____ Records for the task

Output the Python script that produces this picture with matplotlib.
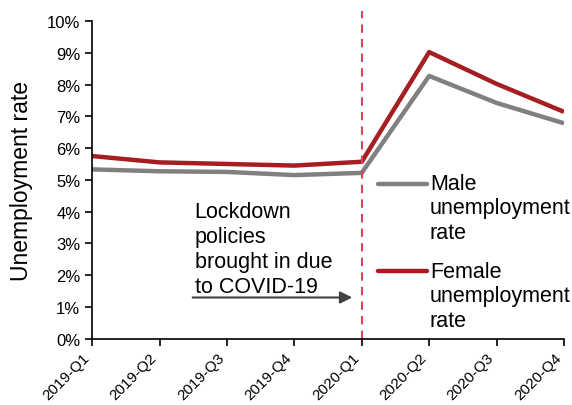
import matplotlib
matplotlib.use("Agg")
import matplotlib.pyplot as plt

quarters = ["2019-Q1", "2019-Q2", "2019-Q3", "2019-Q4",
            "2020-Q1", "2020-Q2", "2020-Q3", "2020-Q4"]
male_rate = [5.33, 5.27, 5.25, 5.15, 5.22, 8.27, 7.42, 6.78]
female_rate = [5.75, 5.55, 5.5, 5.45, 5.57, 9.02, 8.02, 7.14]
y_ticks = list(range(0, 11))
lockdown_quarter = "2020-Q1"
series_names = ["Male\nunemployment\nrate", "Female\nunemployment\nrate"]
series_colors = ["#808080", "#A51E22"]

plt.rcParams["font.family"] = ["Liberation Sans", "DejaVu Sans"]

fig = plt.figure(figsize=(5.72, 4.06), dpi=100)
ax = fig.add_axes([0.161, 0.163, 0.825, 0.783])

x = list(range(len(quarters)))
for vals, col in zip([male_rate, female_rate], series_colors):
    ax.plot(x, vals, color=col, lw=3.2, solid_capstyle="butt")

lx = quarters.index(lockdown_quarter)
ax.axvline(lx, ymin=0, ymax=1.03, color="#E0405A", lw=1.5, ls=(0, (4, 3)), clip_on=False)

ax.set_xlim(0, len(quarters) - 1)
ax.set_ylim(0, 10)
ax.set_yticks(y_ticks)
ax.set_yticklabels(["{}%".format(v) for v in y_ticks], fontsize=12)
ax.set_xticks(x)
ax.set_xticklabels(quarters, rotation=45, ha="right", va="top", fontsize=11)
ax.tick_params(direction="out", length=5, width=1.2, color="black")
ax.tick_params(axis="x", pad=3)
ax.set_ylabel("Unemployment rate", fontsize=16.5, labelpad=10)

for s in ["top", "right"]:
    ax.spines[s].set_visible(False)
for s in ["left", "bottom"]:
    ax.spines[s].set_linewidth(1.2)

ax.text(1.52, 4.33, "Lockdown\npolicies\nbrought in due\nto COVID-19", fontsize=15.5,
        va="top", ha="left", linespacing=1.25)
ax.annotate("", xy=(lx - 0.1, 1.3), xytext=(1.45, 1.3),
            arrowprops=dict(arrowstyle="-|>", color="#404040", lw=1.5, mutation_scale=18))

# legend drawn by hand so the line sits level with the first text line
for name, col, hy, ty in zip(series_names, series_colors, [0.487, 0.214], [0.522, 0.245]):
    ax.plot([0.606, 0.71], [hy, hy], color=col, lw=3.2, transform=ax.transAxes,
            clip_on=False, solid_capstyle="round")
    ax.text(0.716, ty, name, transform=ax.transAxes, fontsize=15.5, va="top",
            ha="left", linespacing=1.22)

fig.savefig("out.png", dpi=100)
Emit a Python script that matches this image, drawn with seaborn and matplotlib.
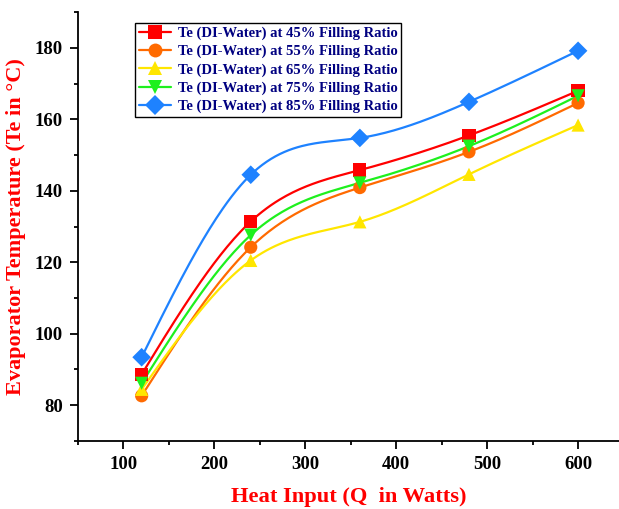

________

**What is being asked:** From the listing, extract all text exactly as given and drop any picture.

**Solution for this problem:**
Output the Python script that produces this picture with matplotlib.
import matplotlib
matplotlib.use("Agg")
import matplotlib.pyplot as plt

quarters = ["2019-Q1", "2019-Q2", "2019-Q3", "2019-Q4",
            "2020-Q1", "2020-Q2", "2020-Q3", "2020-Q4"]
male_rate = [5.33, 5.27, 5.25, 5.15, 5.22, 8.27, 7.42, 6.78]
female_rate = [5.75, 5.55, 5.5, 5.45, 5.57, 9.02, 8.02, 7.14]
y_ticks = list(range(0, 11))
lockdown_quarter = "2020-Q1"
series_names = ["Male\nunemployment\nrate", "Female\nunemployment\nrate"]
series_colors = ["#808080", "#A51E22"]

plt.rcParams["font.family"] = ["Liberation Sans", "DejaVu Sans"]

fig = plt.figure(figsize=(5.72, 4.06), dpi=100)
ax = fig.add_axes([0.161, 0.163, 0.825, 0.783])

x = list(range(len(quarters)))
for vals, col in zip([male_rate, female_rate], series_colors):
    ax.plot(x, vals, color=col, lw=3.2, solid_capstyle="butt")

lx = quarters.index(lockdown_quarter)
ax.axvline(lx, ymin=0, ymax=1.03, color="#E0405A", lw=1.5, ls=(0, (4, 3)), clip_on=False)

ax.set_xlim(0, len(quarters) - 1)
ax.set_ylim(0, 10)
ax.set_yticks(y_ticks)
ax.set_yticklabels(["{}%".format(v) for v in y_ticks], fontsize=12)
ax.set_xticks(x)
ax.set_xticklabels(quarters, rotation=45, ha="right", va="top", fontsize=11)
ax.tick_params(direction="out", length=5, width=1.2, color="black")
ax.tick_params(axis="x", pad=3)
ax.set_ylabel("Unemployment rate", fontsize=16.5, labelpad=10)

for s in ["top", "right"]:
    ax.spines[s].set_visible(False)
for s in ["left", "bottom"]:
    ax.spines[s].set_linewidth(1.2)

ax.text(1.52, 4.33, "Lockdown\npolicies\nbrought in due\nto COVID-19", fontsize=15.5,
        va="top", ha="left", linespacing=1.25)
ax.annotate("", xy=(lx - 0.1, 1.3), xytext=(1.45, 1.3),
            arrowprops=dict(arrowstyle="-|>", color="#404040", lw=1.5, mutation_scale=18))

# legend drawn by hand so the line sits level with the first text line
for name, col, hy, ty in zip(series_names, series_colors, [0.487, 0.214], [0.522, 0.245]):
    ax.plot([0.606, 0.71], [hy, hy], color=col, lw=3.2, transform=ax.transAxes,
            clip_on=False, solid_capstyle="round")
    ax.text(0.716, ty, name, transform=ax.transAxes, fontsize=15.5, va="top",
            ha="left", linespacing=1.22)

fig.savefig("out.png", dpi=100)
Emit a Python script that matches this image, drawn with seaborn and matplotlib.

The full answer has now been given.